**Given request:** Everything from the first line down to the line containing "minimum width=184pt, minimum" is to be retyped exactly, both ends included, with pictures left out.

**Dataset section:**
——

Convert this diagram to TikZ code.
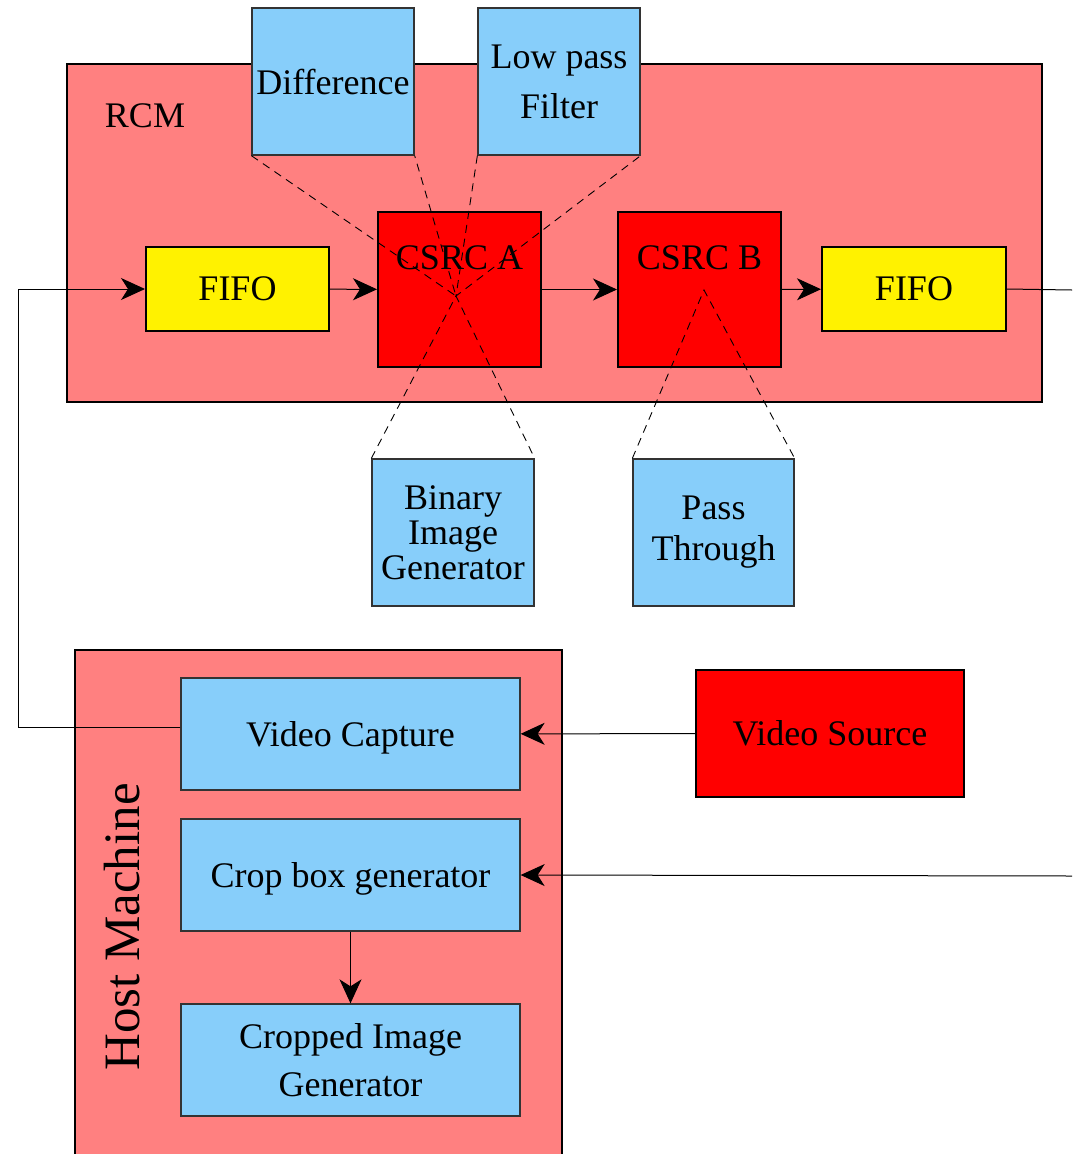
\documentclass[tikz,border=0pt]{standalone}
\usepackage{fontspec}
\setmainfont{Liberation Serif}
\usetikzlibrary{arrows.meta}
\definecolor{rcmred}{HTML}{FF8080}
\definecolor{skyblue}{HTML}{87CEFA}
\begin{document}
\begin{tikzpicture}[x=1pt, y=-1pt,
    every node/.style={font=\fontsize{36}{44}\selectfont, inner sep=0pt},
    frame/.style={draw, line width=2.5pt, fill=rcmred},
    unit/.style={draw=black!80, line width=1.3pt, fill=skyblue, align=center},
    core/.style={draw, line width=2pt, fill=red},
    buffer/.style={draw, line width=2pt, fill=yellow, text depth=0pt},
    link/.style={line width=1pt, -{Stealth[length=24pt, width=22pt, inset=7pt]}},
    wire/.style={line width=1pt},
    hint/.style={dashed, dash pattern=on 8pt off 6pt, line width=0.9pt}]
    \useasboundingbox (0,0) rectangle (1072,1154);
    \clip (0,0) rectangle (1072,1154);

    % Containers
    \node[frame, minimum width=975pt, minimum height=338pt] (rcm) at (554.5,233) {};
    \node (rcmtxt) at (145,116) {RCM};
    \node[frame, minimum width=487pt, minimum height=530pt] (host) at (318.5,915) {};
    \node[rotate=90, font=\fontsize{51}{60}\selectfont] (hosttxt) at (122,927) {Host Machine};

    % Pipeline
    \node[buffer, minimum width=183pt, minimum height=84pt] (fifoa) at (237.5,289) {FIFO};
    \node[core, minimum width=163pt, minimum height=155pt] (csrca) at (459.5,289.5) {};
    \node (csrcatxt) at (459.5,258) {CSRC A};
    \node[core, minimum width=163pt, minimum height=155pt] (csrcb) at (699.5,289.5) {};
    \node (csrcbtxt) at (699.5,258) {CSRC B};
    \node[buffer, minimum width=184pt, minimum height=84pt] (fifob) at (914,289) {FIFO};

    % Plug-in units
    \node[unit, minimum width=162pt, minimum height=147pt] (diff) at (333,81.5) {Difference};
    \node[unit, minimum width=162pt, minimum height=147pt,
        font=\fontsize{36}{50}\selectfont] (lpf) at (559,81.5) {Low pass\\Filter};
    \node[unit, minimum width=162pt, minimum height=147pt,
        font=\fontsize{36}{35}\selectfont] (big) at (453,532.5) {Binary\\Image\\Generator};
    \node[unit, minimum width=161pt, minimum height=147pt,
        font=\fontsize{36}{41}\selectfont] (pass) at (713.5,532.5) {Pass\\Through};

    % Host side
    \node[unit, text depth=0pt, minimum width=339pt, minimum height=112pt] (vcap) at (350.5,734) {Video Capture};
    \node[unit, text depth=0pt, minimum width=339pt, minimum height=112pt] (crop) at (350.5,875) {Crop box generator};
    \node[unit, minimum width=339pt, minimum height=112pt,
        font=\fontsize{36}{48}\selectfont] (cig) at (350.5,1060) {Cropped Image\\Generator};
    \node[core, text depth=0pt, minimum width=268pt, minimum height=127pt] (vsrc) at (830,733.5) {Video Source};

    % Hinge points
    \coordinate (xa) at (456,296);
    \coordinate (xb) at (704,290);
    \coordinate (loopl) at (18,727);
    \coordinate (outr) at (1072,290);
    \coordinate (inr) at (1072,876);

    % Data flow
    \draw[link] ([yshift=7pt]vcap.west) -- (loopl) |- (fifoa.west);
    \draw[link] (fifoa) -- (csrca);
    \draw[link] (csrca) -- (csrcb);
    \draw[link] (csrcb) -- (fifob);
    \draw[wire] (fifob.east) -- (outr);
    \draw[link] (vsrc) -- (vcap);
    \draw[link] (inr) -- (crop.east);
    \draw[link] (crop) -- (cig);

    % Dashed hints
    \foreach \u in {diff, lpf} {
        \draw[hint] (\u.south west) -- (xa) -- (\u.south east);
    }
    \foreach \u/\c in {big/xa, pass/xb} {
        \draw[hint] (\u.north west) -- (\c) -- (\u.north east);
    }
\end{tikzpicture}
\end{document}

——

**Reply:**
Convert this diagram to TikZ code.
\documentclass[tikz,border=0pt]{standalone}
\usepackage{fontspec}
\setmainfont{Liberation Serif}
\usetikzlibrary{arrows.meta}
\definecolor{rcmred}{HTML}{FF8080}
\definecolor{skyblue}{HTML}{87CEFA}
\begin{document}
\begin{tikzpicture}[x=1pt, y=-1pt,
    every node/.style={font=\fontsize{36}{44}\selectfont, inner sep=0pt},
    frame/.style={draw, line width=2.5pt, fill=rcmred},
    unit/.style={draw=black!80, line width=1.3pt, fill=skyblue, align=center},
    core/.style={draw, line width=2pt, fill=red},
    buffer/.style={draw, line width=2pt, fill=yellow, text depth=0pt},
    link/.style={line width=1pt, -{Stealth[length=24pt, width=22pt, inset=7pt]}},
    wire/.style={line width=1pt},
    hint/.style={dashed, dash pattern=on 8pt off 6pt, line width=0.9pt}]
    \useasboundingbox (0,0) rectangle (1072,1154);
    \clip (0,0) rectangle (1072,1154);

    % Containers
    \node[frame, minimum width=975pt, minimum height=338pt] (rcm) at (554.5,233) {};
    \node (rcmtxt) at (145,116) {RCM};
    \node[frame, minimum width=487pt, minimum height=530pt] (host) at (318.5,915) {};
    \node[rotate=90, font=\fontsize{51}{60}\selectfont] (hosttxt) at (122,927) {Host Machine};

    % Pipeline
    \node[buffer, minimum width=183pt, minimum height=84pt] (fifoa) at (237.5,289) {FIFO};
    \node[core, minimum width=163pt, minimum height=155pt] (csrca) at (459.5,289.5) {};
    \node (csrcatxt) at (459.5,258) {CSRC A};
    \node[core, minimum width=163pt, minimum height=155pt] (csrcb) at (699.5,289.5) {};
    \node (csrcbtxt) at (699.5,258) {CSRC B};
    \node[buffer, minimum width=184pt, minimum height=84pt] (fifob) at (914,289) {FIFO};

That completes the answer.